郭沫若初次读到泰戈尔的诗后"便成为了太戈尔的崇拜者",但一听说泰戈尔将要来华,就在《太戈尔访华之我见》中表示:"平和的宣传是现世界最大的毒物。平和的宣传只是有产阶级的护符,无产阶级的铁索。"
但陈独秀等人的反对,并没有成功阻挡泰戈尔来华的脚步。 思想界"科玄大战"的白热化
泰戈尔没有想到,他心心念念的中国之行会变得如此尴尬。很大一部分原因,是他来得很不是时候。他一来,就无意陷入了中国思想界"科玄大战"的漩涡。
1923年2月14日,张君劢在清华大学发表演讲,抨击"科学万能论"。4月12日,丁文江撰文《玄学与科学──评张君劢的"人生观"》对此予以回击。自此,"科玄大战"开始爆发。
"五四"后的知识阶层出现了大分裂,分成三派:一是以梁启超、张君劢为首的玄学派,认为科学只能指导物质生活,哲学才能指导精神生活;二是以胡适、丁文江为首的科学派,认为哲学是空想,科学也可以解决人生观的问题;三是以陈独秀为首的唯物派,认为根本不存在"思想自由"。
归根结底,争论的是当时最重要的问题:东方文化和西方文化,到底哪个能救中国?
陈独秀主张西化,而泰戈尔宣扬东方文化和平和思想。因此,泰戈尔一来中国,就成了陈独秀的靶子。
泰戈尔在华期间,大力宣扬东方文明,如:
"当以道德势力,精神势力,相团结,发挥伟大之感化力,以贯彻人类和平亲爱之主旨。"
"近世文明,转尚物质,并不为贵,亚洲民族,自具可贵之固有的文明,宜发扬而光大之。
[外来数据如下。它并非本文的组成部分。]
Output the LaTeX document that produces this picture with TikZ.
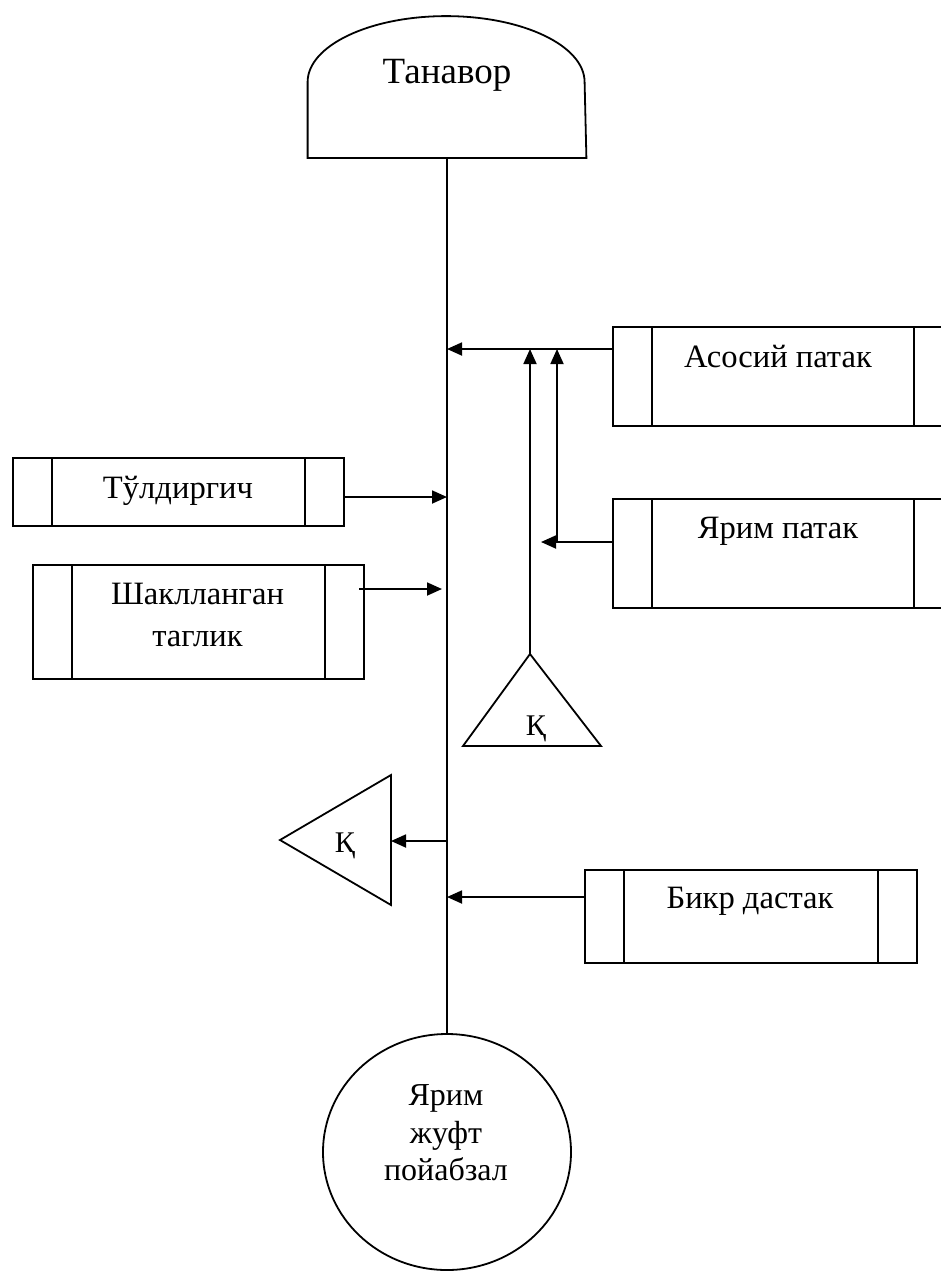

"
于是,陈独秀多次撰文批判泰戈尔,甚至在《太戈尔是个什么东西》一文中直言:"请不必多放莠言乱我思想界!太戈尔!谢谢你罢,中国老少人妖己经多得不得了呵。"意思就是说,扰乱中国思想界的"人妖"已经够多了,你泰戈尔这个"人妖"赶紧闭嘴回去吧。
泰戈尔的思想在当时的中国的确是很不合时宜的。面对一个远道而来的客人,陈独秀的抨击也过于激烈了。但根据中国当时的处境来看,我们也不难理解陈独秀的良苦用心。
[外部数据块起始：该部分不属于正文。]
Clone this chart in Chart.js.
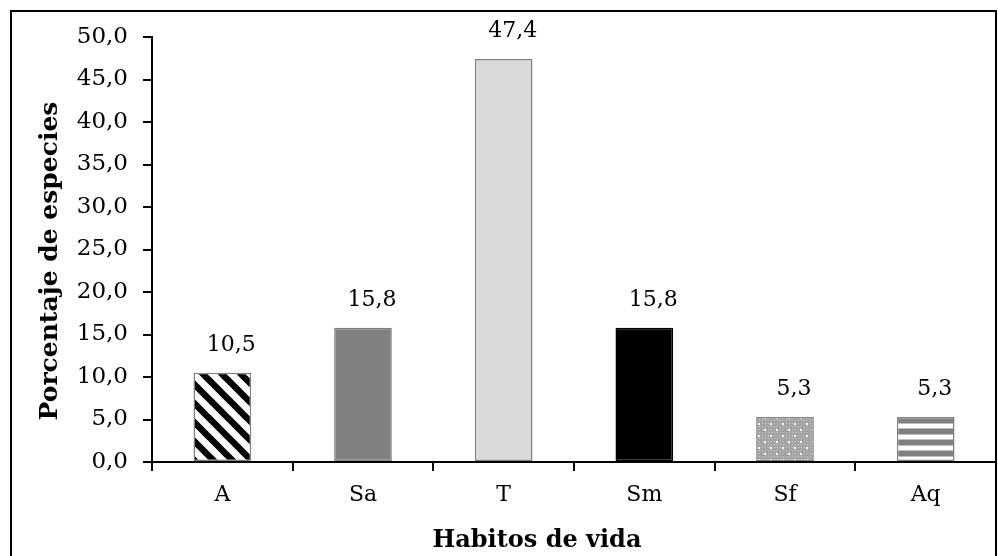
<!DOCTYPE html>
<html>
<head>
<meta charset="utf-8">
<script src="https://cdn.jsdelivr.net/npm/chart.js@4.4.0/dist/chart.umd.min.js"></script>
<style>
  html, body { margin: 0; padding: 0; background: #fff; }
  #wrap { position: relative; width: 998px; height: 556px; overflow: hidden; }
  #frame { position: absolute; left: 10px; top: 10px; width: 983px; height: 560px; border: 2px solid #000; }
  canvas { position: absolute; left: 0; top: 0; }
</style>
</head>
<body>
<div id="wrap">
  <div id="frame"></div>
  <canvas id="myChart" width="998" height="556"></canvas>
</div>
<script>
var categories = ["A", "Sa", "T", "Sm", "Sf", "Aq"];
var percentages = [10.5, 15.8, 47.4, 15.8, 5.3, 5.3];
var yTicks = [0, 5, 10, 15, 20, 25, 30, 35, 40, 45, 50];
var xTitle = "Habitos de vida";
var yTitle = "Porcentaje de especies";

function fmt(v) {
  return v.toFixed(1).replace(".", ",");
}

// patrones de relleno
function diagonalPattern() {
  var s = 19;
  var c = document.createElement("canvas");
  c.width = s; c.height = s;
  var x = c.getContext("2d");
  x.fillStyle = "#fff";
  x.fillRect(0, 0, s, s);
  x.strokeStyle = "#000";
  x.lineWidth = 6.5;
  for (var k = -2; k <= 2; k++) {
    x.beginPath();
    x.moveTo(k * s - s, -s);
    x.lineTo(k * s + 2 * s, 2 * s);
    x.stroke();
  }
  return x.createPattern(c, "repeat");
}

function dotPattern() {
  var c = document.createElement("canvas");
  c.width = 12; c.height = 12;
  var x = c.getContext("2d");
  x.fillStyle = "#a4a4a4";
  x.fillRect(0, 0, 12, 12);
  x.fillStyle = "#c4c4c4";
  for (var i = 0; i < 12; i += 3) {
    for (var j = 0; j < 12; j += 3) {
      x.fillRect(i, j, 1, 1);
    }
  }
  x.fillStyle = "#f4f4f4";
  x.fillRect(2, 3, 2, 2);
  x.fillRect(8, 9, 2, 2);
  return x.createPattern(c, "repeat");
}

function stripePattern() {
  var c = document.createElement("canvas");
  c.width = 4; c.height = 11;
  var x = c.getContext("2d");
  x.fillStyle = "#fff";
  x.fillRect(0, 0, 4, 11);
  x.fillStyle = "#808080";
  x.fillRect(0, 0, 4, 5);
  x.fillStyle = "#bdbdbd";
  x.fillRect(0, 5, 4, 1);
  x.fillRect(0, 10, 4, 1);
  return x.createPattern(c, "repeat");
}

var fills = [diagonalPattern(), "#808080", "#d9d9d9", "#000000", dotPattern(), stripePattern()];
var borders = ["#808080", "#808080", "#808080", "#000000", "#808080", "#808080"];

var valueLabels = {
  id: "valueLabels",
  afterDatasetsDraw: function (chart) {
    var ctx = chart.ctx;
    var meta = chart.getDatasetMeta(0);
    ctx.save();
    ctx.font = "22px 'DejaVu Serif'";
    ctx.fillStyle = "#000";
    ctx.textAlign = "center";
    ctx.textBaseline = "alphabetic";
    meta.data.forEach(function (bar, i) {
      ctx.fillText(fmt(percentages[i]), bar.x + 9, bar.y - 22);
    });
    ctx.restore();
  }
};

// titulos de los ejes (desplazados como en la figura original)
var axisTitles = {
  id: "axisTitles",
  afterDraw: function (chart) {
    var ctx = chart.ctx;
    ctx.save();
    ctx.fillStyle = "#000";
    ctx.textAlign = "center";
    ctx.textBaseline = "alphabetic";
    ctx.font = "bold 24px 'DejaVu Serif'";
    ctx.fillText(xTitle, 537, 547);
    ctx.translate(57, 261);
    ctx.rotate(-Math.PI / 2);
    ctx.font = "bold 25px 'DejaVu Serif'";
    ctx.fillText(yTitle, 0, 0);
    ctx.restore();
  }
};

var ctx = document.getElementById("myChart").getContext("2d");
var myChart = new Chart(ctx, {
  type: "bar",
  data: {
    labels: categories,
    datasets: [
      {
        data: percentages,
        backgroundColor: fills,
        borderColor: borders,
        borderWidth: 1.5,
        borderSkipped: false,
        categoryPercentage: 1,
        barPercentage: 0.41
      }
    ]
  },
  plugins: [valueLabels, axisTitles],
  options: {
    responsive: false,
    animation: false,
    devicePixelRatio: 1,
    layout: { padding: { top: 37, right: 2, bottom: 0, left: 12 } },
    plugins: {
      legend: { display: false },
      tooltip: { enabled: false }
    },
    scales: {
      x: {
        afterFit: function (s) { s.height = 94; },
        grid: {
          offset: true,
          drawOnChartArea: false,
          drawTicks: true,
          tickLength: 9,
          color: "#000",
          lineWidth: 2
        },
        border: { color: "#000", width: 2 },
        ticks: {
          color: "#000",
          padding: 11,
          font: { family: "'DejaVu Serif'", size: 22 }
        }
      },
      y: {
        min: 0,
        max: 50,
        afterFit: function (s) { s.width = 140; },
        afterBuildTicks: function (s) {
          s.ticks = yTicks.map(function (v) { return { value: v }; });
        },
        grid: {
          drawOnChartArea: false,
          drawTicks: true,
          tickLength: 9,
          color: "#000",
          lineWidth: 2
        },
        border: { color: "#000", width: 2 },
        ticks: {
          color: "#000",
          padding: 15,
          font: { family: "'DejaVu Serif'", size: 23 },
          callback: function (v) { return fmt(v); }
        }
      }
    }
  }
});
</script>
</body>
</html>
遗憾的是,泰戈尔终究还是没有明白他为何会遭到激烈的攻击。他在离开中国前说:"你们一部分的国人曾经担着忧心,怕我从印度带来提倡精神生活的传染毒症,怕我摇动你们崇拜金钱与物质主义的强悍的信仰。我现在可以吩咐曾经担忧的诸君……我没有本领可以阻止你们人们奔赴贸利的闹市。"
他应该想到,所谓的精神生活,离当时的中国还很遥远,而救亡图存才是迫在眉睫的问题。